(To do) Give the listing again character for character, but drop the images.

======== Provided material

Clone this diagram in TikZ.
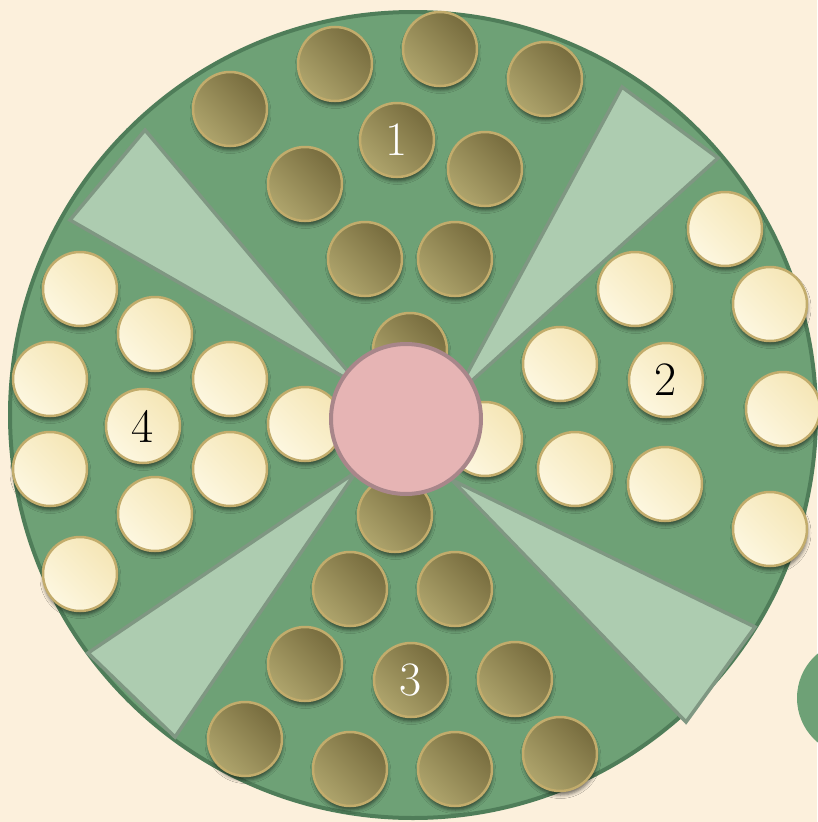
\documentclass[tikz,border=0pt]{standalone}
\usetikzlibrary{shadows.blur}
\definecolor{bg}{HTML}{FCF0DC}
\definecolor{boardfill}{HTML}{6EA176}
\definecolor{boardedge}{HTML}{4F7D59}
\definecolor{wedgefill}{HTML}{ADCCB0}
\definecolor{wedgeedge}{HTML}{7F9782}
\definecolor{pinkfill}{HTML}{E6B4B4}
\definecolor{pinkedge}{HTML}{A8868A}
\definecolor{darkA}{HTML}{776C3E}
\definecolor{darkB}{HTML}{AEA46C}
\definecolor{lightA}{HTML}{F5E6B6}
\definecolor{lightB}{HTML}{FDF7E0}
\definecolor{coinedge}{HTML}{C2AC6C}
\tikzset{
  coin/.style={circle, minimum size=74pt, inner sep=0pt, draw=coinedge, line width=2.5pt,
    font=\fontsize{48}{48}\selectfont,
    blur shadow={shadow xshift=0.5pt, shadow yshift=-4pt, shadow blur radius=3.5pt, shadow opacity=55}},
  darkcoin/.style={coin, top color=darkA, bottom color=darkB, shading angle=-45, text=white},
  lightcoin/.style={coin, top color=lightA, bottom color=lightB, shading angle=-45, text=black},
  wedge/.style={fill=wedgefill, draw=wedgeedge, line width=3.5pt},
  hubstyle/.style={circle, minimum size=150pt, inner sep=0pt, fill=pinkfill, draw=pinkedge, line width=4pt}
}
\begin{document}
\begin{tikzpicture}[x=1pt,y=-1pt]
\useasboundingbox (0,0) rectangle (817,822);
\fill[bg] (0,0) rectangle (817,822);
\fill[boardfill] (855,698) circle[radius=58];
\draw[fill=boardfill, draw=boardedge, line width=4pt] (413,415) circle[radius=403];
% wedges
\draw[wedge] (361,387) -- (145,130) -- (70,220) -- cycle;
\draw[wedge] (455,396) -- (622,87) -- (718,158) -- cycle;
\draw[wedge] (452,480) -- (755,627) -- (686,722) -- cycle;
\draw[wedge] (356,472) -- (88,653) -- (175,737) -- cycle;
% sector 1 (dark)
\foreach \x/\y [count=\i] in {230/109, 335/64, 440/49, 545/79, 305/184, 485/169, 365/259, 455/259, 410/350}
  \node[darkcoin] (a\i) at (\x,\y) {};
\node[darkcoin] (n1) at (397,140) {1};
% sector 2 (light)
\foreach \x/\y [count=\i] in {725/229, 635/289, 770/304, 560/364, 783/409, 485/439, 575/469, 665/484, 770/529}
  \node[lightcoin] (b\i) at (\x,\y) {};
\node[lightcoin] (n2) at (666,380) {2};
% sector 3 (dark)
\foreach \x/\y [count=\i] in {395/515, 350/589, 455/589, 305/664, 515/679, 245/739, 350/769, 455/769, 560/754}
  \node[darkcoin] (c\i) at (\x,\y) {};
\node[darkcoin] (n3) at (411,680) {3};
% sector 4 (light)
\foreach \x/\y [count=\i] in {80/289, 155/334, 50/379, 230/379, 305/424, 50/469, 230/469, 155/514, 80/574}
  \node[lightcoin] (d\i) at (\x,\y) {};
\node[lightcoin] (n4) at (143,426) {4};
% hub
\node[hubstyle] (hub) at (406,419) {};
\end{tikzpicture}
\end{document}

================

(Written response)
Clone this diagram in TikZ.
\documentclass[tikz,border=0pt]{standalone}
\usetikzlibrary{shadows.blur}
\definecolor{bg}{HTML}{FCF0DC}
\definecolor{boardfill}{HTML}{6EA176}
\definecolor{boardedge}{HTML}{4F7D59}
\definecolor{wedgefill}{HTML}{ADCCB0}
\definecolor{wedgeedge}{HTML}{7F9782}
\definecolor{pinkfill}{HTML}{E6B4B4}
\definecolor{pinkedge}{HTML}{A8868A}
\definecolor{darkA}{HTML}{776C3E}
\definecolor{darkB}{HTML}{AEA46C}
\definecolor{lightA}{HTML}{F5E6B6}
\definecolor{lightB}{HTML}{FDF7E0}
\definecolor{coinedge}{HTML}{C2AC6C}
\tikzset{
  coin/.style={circle, minimum size=74pt, inner sep=0pt, draw=coinedge, line width=2.5pt,
    font=\fontsize{48}{48}\selectfont,
    blur shadow={shadow xshift=0.5pt, shadow yshift=-4pt, shadow blur radius=3.5pt, shadow opacity=55}},
  darkcoin/.style={coin, top color=darkA, bottom color=darkB, shading angle=-45, text=white},
  lightcoin/.style={coin, top color=lightA, bottom color=lightB, shading angle=-45, text=black},
  wedge/.style={fill=wedgefill, draw=wedgeedge, line width=3.5pt},
  hubstyle/.style={circle, minimum size=150pt, inner sep=0pt, fill=pinkfill, draw=pinkedge, line width=4pt}
}
\begin{document}
\begin{tikzpicture}[x=1pt,y=-1pt]
\useasboundingbox (0,0) rectangle (817,822);
\fill[bg] (0,0) rectangle (817,822);
\fill[boardfill] (855,698) circle[radius=58];
\draw[fill=boardfill, draw=boardedge, line width=4pt] (413,415) circle[radius=403];
% wedges
\draw[wedge] (361,387) -- (145,130) -- (70,220) -- cycle;
\draw[wedge] (455,396) -- (622,87) -- (718,158) -- cycle;
\draw[wedge] (452,480) -- (755,627) -- (686,722) -- cycle;
\draw[wedge] (356,472) -- (88,653) -- (175,737) -- cycle;
% sector 1 (dark)
\foreach \x/\y [count=\i] in {230/109, 335/64, 440/49, 545/79, 305/184, 485/169, 365/259, 455/259, 410/350}
  \node[darkcoin] (a\i) at (\x,\y) {};
\node[darkcoin] (n1) at (397,140) {1};
% sector 2 (light)
\foreach \x/\y [count=\i] in {725/229, 635/289, 770/304, 560/364, 783/409, 485/439, 575/469, 665/484, 770/529}
  \node[lightcoin] (b\i) at (\x,\y) {};
\node[lightcoin] (n2) at (666,380) {2};
% sector 3 (dark)
\foreach \x/\y [count=\i] in {395/515, 350/589, 455/589, 305/664, 515/679, 245/739, 350/769, 455/769, 560/754}
  \node[darkcoin] (c\i) at (\x,\y) {};
\node[darkcoin] (n3) at (411,680) {3};
% sector 4 (light)
\foreach \x/\y [count=\i] in {80/289, 155/334, 50/379, 230/379, 305/424, 50/469, 230/469, 155/514, 80/574}
  \node[lightcoin] (d\i) at (\x,\y) {};
\node[lightcoin] (n4) at (143,426) {4};
% hub
\node[hubstyle] (hub) at (406,419) {};
\end{tikzpicture}
\end{document}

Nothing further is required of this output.